The Domain Adaptation problem in photometric redshift estimation: a solution applied to the HSC Survey

TL;DR

This paper presents an unsupervised adversarial domain adaptation method using CNNs to improve photometric redshift estimation across different sky survey regions, outperforming existing SED-fitting techniques.

Contribution

The study introduces a novel unsupervised adversarial domain adaptation approach integrated with CNNs for accurate photometric redshift estimation across diverse survey regions.

Findings

Successful domain adaptation transferring redshift estimation capabilities.

Redshift predictions far exceed current photometric methods.

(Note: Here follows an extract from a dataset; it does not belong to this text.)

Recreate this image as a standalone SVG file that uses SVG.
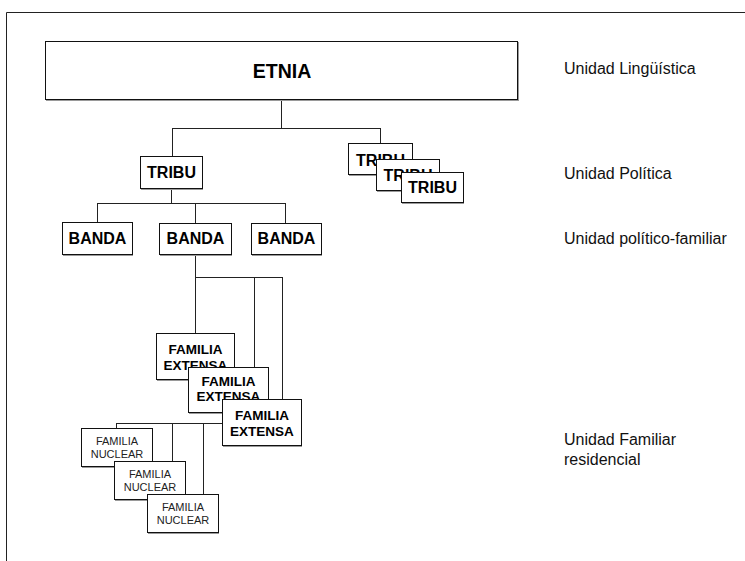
<svg xmlns="http://www.w3.org/2000/svg" width="745" height="561" viewBox="0 0 745 561">
<style>
.box{fill:#fff;stroke:#111;stroke-width:1}
.sh{fill:#9a9a9a}
.ln{stroke:#222;stroke-width:1;fill:none}
.b16{font-family:"Liberation Sans",Arial,sans-serif;font-weight:bold;font-size:16px;fill:#000;text-anchor:middle}
.b20{font-family:"Liberation Sans",Arial,sans-serif;font-weight:bold;font-size:19.5px;fill:#000;text-anchor:middle}
.b13{font-family:"Liberation Sans",Arial,sans-serif;font-weight:bold;font-size:13.5px;fill:#000;text-anchor:middle}
.r11{font-family:"Liberation Sans",Arial,sans-serif;font-size:11px;fill:#222;text-anchor:middle}
.lab{font-family:"Liberation Sans",Arial,sans-serif;font-size:16px;fill:#111}
</style>
<rect width="745" height="561" fill="#fff"/>
<g id="frame">
<path class="ln" d="M6.5 561V12.5H745" stroke="#333"/>
</g>
<g id="connectors">
<path class="ln" d="M281.5 100V128.5M172.5 128.5H380.5M172.5 128V156M380.5 128V143"/>
<path class="ln" d="M171.5 189V203.5M97.5 203.5H285.5M97.5 203V222M195.5 203V223M285.5 203V223"/>
<path class="ln" d="M195.5 255V277.5" stroke-width="2"/>
<path class="ln" d="M195.5 277.5H282.5M195.5 277V333M254.5 277V367M282.5 277V399"/>
<path class="ln" d="M116.5 423.5H222M116.5 423V428M172.5 423V461M203.5 423V494"/>
</g>
<g id="etnia">
<rect class="sh" x="46" y="42" width="473" height="59"/>
<rect class="box" x="45.5" y="41.5" width="472" height="58"/>
<text class="b20" x="282" y="77.5">ETNIA</text>
</g>
<g id="tribu">
<rect class="sh" x="141" y="157" width="62" height="33"/>
<rect class="box" x="140.5" y="156.5" width="62" height="32"/>
<text class="b16" x="171.5" y="178">TRIBU</text>
</g>
<g id="tribu2">
<rect class="sh" x="349" y="144" width="64" height="32"/>
<rect class="box" x="348.5" y="143.5" width="64" height="31"/>
<text class="b16" x="380.5" y="165.5">TRIBU</text>
</g>
<g id="tribu3">
<rect class="sh" x="377" y="160" width="63" height="32"/>
<rect class="box" x="376.5" y="159.5" width="63" height="31"/>
<text class="b16" x="408" y="180.5">TRIBU</text>
</g>
<g id="tribu4">
<rect class="sh" x="402" y="173" width="62" height="31"/>
<rect class="box" x="401.5" y="172.5" width="62" height="30"/>
<text class="b16" x="432.5" y="192.5">TRIBU</text>
</g>
<g id="banda1">
<rect class="sh" x="63" y="223" width="70" height="33"/>
<rect class="box" x="62.5" y="222.5" width="70" height="32"/>
<text class="b16" x="97.5" y="244">BANDA</text>
</g>
<g id="banda2">
<rect class="sh" x="160" y="224" width="72" height="32"/>
<rect class="box" x="159.5" y="223.5" width="72" height="31"/>
<text class="b16" x="195.5" y="244">BANDA</text>
</g>
<g id="banda3">
<rect class="sh" x="252" y="224" width="70" height="32"/>
<rect class="box" x="251.5" y="223.5" width="70" height="31"/>
<text class="b16" x="286.5" y="244">BANDA</text>
</g>
<g id="extensa1">
<rect class="sh" x="157" y="334" width="78" height="47"/>
<rect class="box" x="156.5" y="333.5" width="78" height="46"/>
<text class="b13" x="195.5" y="353.5">FAMILIA</text>
<text class="b13" x="195.5" y="369.5">EXTENSA</text>
</g>
<g id="extensa2">
<rect class="sh" x="189" y="368" width="80" height="46"/>
<rect class="box" x="188.5" y="367.5" width="80" height="45"/>
<text class="b13" x="228.5" y="386">FAMILIA</text>
<text class="b13" x="228.5" y="401">EXTENSA</text>
</g>
<g id="extensa3">
<rect class="sh" x="223" y="400" width="79" height="47"/>
<rect class="box" x="222.5" y="399.5" width="79" height="46"/>
<text class="b13" x="262" y="419.5">FAMILIA</text>
<text class="b13" x="262" y="436">EXTENSA</text>
</g>
<g id="nuclear1">
<rect class="sh" x="82" y="429" width="71" height="39"/>
<rect class="box" x="81.5" y="428.5" width="71" height="38"/>
<text class="r11" x="117" y="445">FAMILIA</text>
<text class="r11" x="117" y="457.5">NUCLEAR</text>
</g>
<g id="nuclear2">
<rect class="sh" x="115" y="462" width="71" height="39"/>
<rect class="box" x="114.5" y="461.5" width="71" height="38"/>
<text class="r11" x="150" y="478">FAMILIA</text>
<text class="r11" x="150" y="491">NUCLEAR</text>
</g>
<g id="nuclear3">
<rect class="sh" x="148" y="495" width="71" height="39"/>
<rect class="box" x="147.5" y="494.5" width="71" height="38"/>
<text class="r11" x="183" y="511">FAMILIA</text>
<text class="r11" x="183" y="524">NUCLEAR</text>
</g>
<g id="labels">
<text class="lab" x="564" y="73.5">Unidad Lingüística</text>
<text class="lab" x="564" y="179">Unidad Política</text>
<text class="lab" x="564" y="243.5">Unidad político-familiar</text>
<text class="lab" x="564" y="445">Unidad Familiar</text>
<text class="lab" x="564" y="465">residencial</text>
</g>
</svg>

Public release of inferred redshift catalogs for multiple fields.

Abstract

The multi-band HSC-CLAUDS survey comprises several sky regions with varying observing conditions, only one of which, the COSMOS Ultra Deep Field (UDF), offers extensive redshift coverage. We aim to exploit a complete sample of labeled galaxies from the COSMOS UDF at i<25 (z<~5) to train a convolutional neural network (CNN) and infer more accurate photometric redshifts in the other regions than those currently available from SED-fitting methods. To address the severe domain mismatch problem we observed when applying the trained CNN to regions other than the COSMOS UDF, we developed an unsupervised adversarial domain adaptation network that we grafted onto the CNN. The method is validated by three tests: the predicted redshifts are compared to the spectroscopic redshifts that are available for limited samples of mostly bright galaxies; the predicted redshift distributions of the entire galaxy population of a given field in several intervals of magnitude are compared to those of the COSMOS UDF, assumed to be representative; the redshifts predicted for a sample of galaxies selected by narrow-band filter observations sensitive to [OII] emitters at z~1.47 are compared to those of confirmed [OII] emission line galaxies. The results show successful domain adaptation: the network is able to transfer its redshift classification capability learnt from the COSMOS UDF to other regions of HSC-CLAUDS. Accuracy varies depending on magnitude and redshift, following that of the labels we used, but far exceeds that of currently available photometric redshifts. The catalogs of CNN redshifts we inferred for the XMM, DEEP2 and ELAIS fields and for the remaining COSMOS region (~4 million sources in total at i<25) are made public.